MATERIAL =>
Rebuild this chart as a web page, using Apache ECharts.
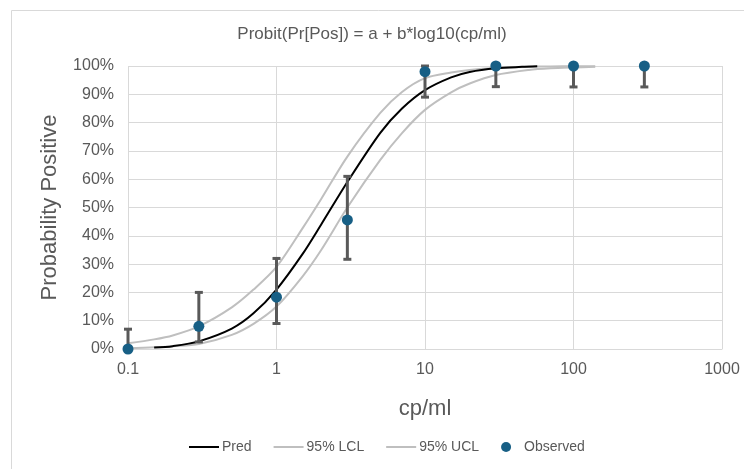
<!DOCTYPE html>
<html>
<head>
<meta charset="utf-8">
<script src="https://cdn.jsdelivr.net/npm/echarts@6/dist/echarts.min.js"></script>
<style>
  html, body { margin: 0; padding: 0; background: #fff; }
  #chart { width: 744px; height: 469px; }
</style>
</head>
<body>
<div id="chart"></div>
<script>
// 读图得到的数据 (cp/ml, %)
const curveX = [0.1, 0.15, 0.2, 0.3, 0.5, 0.7, 1, 1.5, 2, 3, 5, 7, 10, 15, 20, 30, 50, 70, 100, 140];
const predX = [0.15, 0.2, 0.3, 0.5, 0.7, 1, 1.5, 2, 3, 5, 7, 10, 15, 20, 30, 45, 57];
const predY = [0.5, 1.0, 2.7, 7.2, 12.6, 21, 33.6, 44, 59, 76.4, 85, 91.5, 96, 97.9, 99.2, 99.7, 99.9];
const lclY = [0.3, 0.6, 1.0, 1.8, 5, 8.9, 15, 25.7, 35, 50, 66.8, 76.3, 84.5, 90.7, 93.8, 96.8, 98.6, 99.2, 99.5, 99.7];
const uclY = [2.0, 3.4, 4.8, 8, 14.7, 21, 29, 42.7, 53, 68, 83.4, 90.8, 95.7, 97.7, 98.6, 99.3, 99.7, 99.85, 99.9, 99.95];

const obsX = [0.1, 0.3, 1, 3, 10, 30, 100, 300];
const obsY = [0, 8, 18.3, 45.6, 98, 100, 100, 100];
const obsLow = [0, 2.5, 9, 31.7, 89, 92.7, 92.6, 92.6];
const obsHigh = [7, 20, 32, 61, 100, 100, 100, 100];

const xTicks = ["0.1", "1", "10", "100", "1000"];

const textColor = "#595959";
const gridColor = "#d9d9d9";
const fontFamily = "Liberation Sans, Arial, sans-serif";
const lineIcon = "path://M0,0H30V2H0Z";

const zip = (xs, ys) => xs.map((x, i) => [x, ys[i]]);

const chart = echarts.init(document.getElementById("chart"));

const option = {
  animation: false,
  textStyle: { fontFamily: fontFamily },
  title: {
    text: "Probit(Pr[Pos]) = a + b*log10(cp/ml)",
    left: "center",
    top: 21,
    textStyle: { color: textColor, fontSize: 17, fontWeight: "normal", fontFamily: fontFamily },
  },
  graphic: [
    {
      type: "rect",
      shape: { x: 11.5, y: 10.5, width: 800, height: 500 },
      style: { fill: "none", stroke: gridColor, lineWidth: 1 },
      silent: true,
    },
  ],
  grid: { left: 128, right: 22, top: 66, bottom: 120 },
  legend: {
    bottom: 10,
    left: 184,
    itemWidth: 30,
    itemHeight: 10,
    itemGap: 22,
    textStyle: { color: textColor, fontSize: 14, padding: [0, 0, 0, -2] },
    data: [
      { name: "Pred", icon: lineIcon },
      { name: "95% LCL", icon: lineIcon },
      { name: "95% UCL", icon: lineIcon },
      { name: "Observed", icon: "circle" },
    ],
  },
  xAxis: {
    type: "log",
    logBase: 10,
    min: 0.1,
    max: 1000,
    name: "cp/ml",
    nameLocation: "middle",
    nameGap: 49,
    nameTextStyle: { color: textColor, fontSize: 22 },
    axisLine: { show: true, lineStyle: { color: gridColor } },
    axisTick: { show: false },
    axisLabel: {
      color: textColor,
      fontSize: 16,
      margin: 13,
      formatter: (v) => xTicks[Math.round(Math.log10(v)) + 1],
    },
    splitLine: { show: true, lineStyle: { color: gridColor } },
  },
  yAxis: {
    type: "value",
    min: 0,
    max: 100,
    interval: 10,
    name: "Probability Positive",
    nameLocation: "middle",
    nameGap: 67,
    nameTextStyle: { color: textColor, fontSize: 22 },
    axisLine: { show: false },
    axisTick: { show: false },
    axisLabel: { color: textColor, fontSize: 16, margin: 14, formatter: "{value}%" },
    splitLine: { lineStyle: { color: gridColor } },
  },
  series: [
    {
      name: "Pred",
      type: "line",
      data: zip(predX, predY),
      smooth: 0.3,
      symbol: "none",
      lineStyle: { color: "#000000", width: 2 },
      itemStyle: { color: "#000000" },
      z: 3,
    },
    {
      name: "95% LCL",
      type: "line",
      data: zip(curveX, lclY),
      smooth: 0.3,
      symbol: "none",
      lineStyle: { color: "#bfbfbf", width: 2 },
      itemStyle: { color: "#bfbfbf" },
      z: 2,
    },
    {
      name: "95% UCL",
      type: "line",
      data: zip(curveX, uclY),
      smooth: 0.3,
      symbol: "none",
      lineStyle: { color: "#bfbfbf", width: 2 },
      itemStyle: { color: "#bfbfbf" },
      z: 2,
    },
    {
      // 误差线
      name: "errorBars",
      type: "custom",
      data: obsX.map((x, i) => [x, obsLow[i], obsHigh[i]]),
      encode: { x: 0, y: [1, 2] },
      renderItem: (params, api) => {
        const top = api.coord([api.value(0), api.value(2)]);
        const bot = api.coord([api.value(0), api.value(1)]);
        const half = 4;
        const style = { stroke: "#595959", lineWidth: 3 };
        return {
          type: "group",
          children: [
            { type: "line", shape: { x1: top[0], y1: top[1], x2: bot[0], y2: bot[1] }, style: style },
            { type: "line", shape: { x1: top[0] - half, y1: top[1], x2: top[0] + half, y2: top[1] }, style: style },
            { type: "line", shape: { x1: bot[0] - half, y1: bot[1], x2: bot[0] + half, y2: bot[1] }, style: style },
          ],
        };
      },
      z: 4,
      silent: true,
    },
    {
      name: "Observed",
      type: "scatter",
      data: zip(obsX, obsY),
      symbol: "circle",
      symbolSize: 11,
      itemStyle: { color: "#175f85", opacity: 1 },
      z: 5,
    },
  ],
};

chart.setOption(option);
</script>
</body>
</html>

REQUIREMENTS =>
Omitting all pictures, restate exactly the lines of the material from its start through the line that contains "const zip = (xs, ys)".

TASK RESULT =>
Rebuild this chart as a web page, using Apache ECharts.
<!DOCTYPE html>
<html>
<head>
<meta charset="utf-8">
<script src="https://cdn.jsdelivr.net/npm/echarts@6/dist/echarts.min.js"></script>
<style>
  html, body { margin: 0; padding: 0; background: #fff; }
  #chart { width: 744px; height: 469px; }
</style>
</head>
<body>
<div id="chart"></div>
<script>
// 读图得到的数据 (cp/ml, %)
const curveX = [0.1, 0.15, 0.2, 0.3, 0.5, 0.7, 1, 1.5, 2, 3, 5, 7, 10, 15, 20, 30, 50, 70, 100, 140];
const predX = [0.15, 0.2, 0.3, 0.5, 0.7, 1, 1.5, 2, 3, 5, 7, 10, 15, 20, 30, 45, 57];
const predY = [0.5, 1.0, 2.7, 7.2, 12.6, 21, 33.6, 44, 59, 76.4, 85, 91.5, 96, 97.9, 99.2, 99.7, 99.9];
const lclY = [0.3, 0.6, 1.0, 1.8, 5, 8.9, 15, 25.7, 35, 50, 66.8, 76.3, 84.5, 90.7, 93.8, 96.8, 98.6, 99.2, 99.5, 99.7];
const uclY = [2.0, 3.4, 4.8, 8, 14.7, 21, 29, 42.7, 53, 68, 83.4, 90.8, 95.7, 97.7, 98.6, 99.3, 99.7, 99.85, 99.9, 99.95];

const obsX = [0.1, 0.3, 1, 3, 10, 30, 100, 300];
const obsY = [0, 8, 18.3, 45.6, 98, 100, 100, 100];
const obsLow = [0, 2.5, 9, 31.7, 89, 92.7, 92.6, 92.6];
const obsHigh = [7, 20, 32, 61, 100, 100, 100, 100];

const xTicks = ["0.1", "1", "10", "100", "1000"];

const textColor = "#595959";
const gridColor = "#d9d9d9";
const fontFamily = "Liberation Sans, Arial, sans-serif";
const lineIcon = "path://M0,0H30V2H0Z";

const zip = (xs, ys) => xs.map((x, i) => [x, ys[i]]);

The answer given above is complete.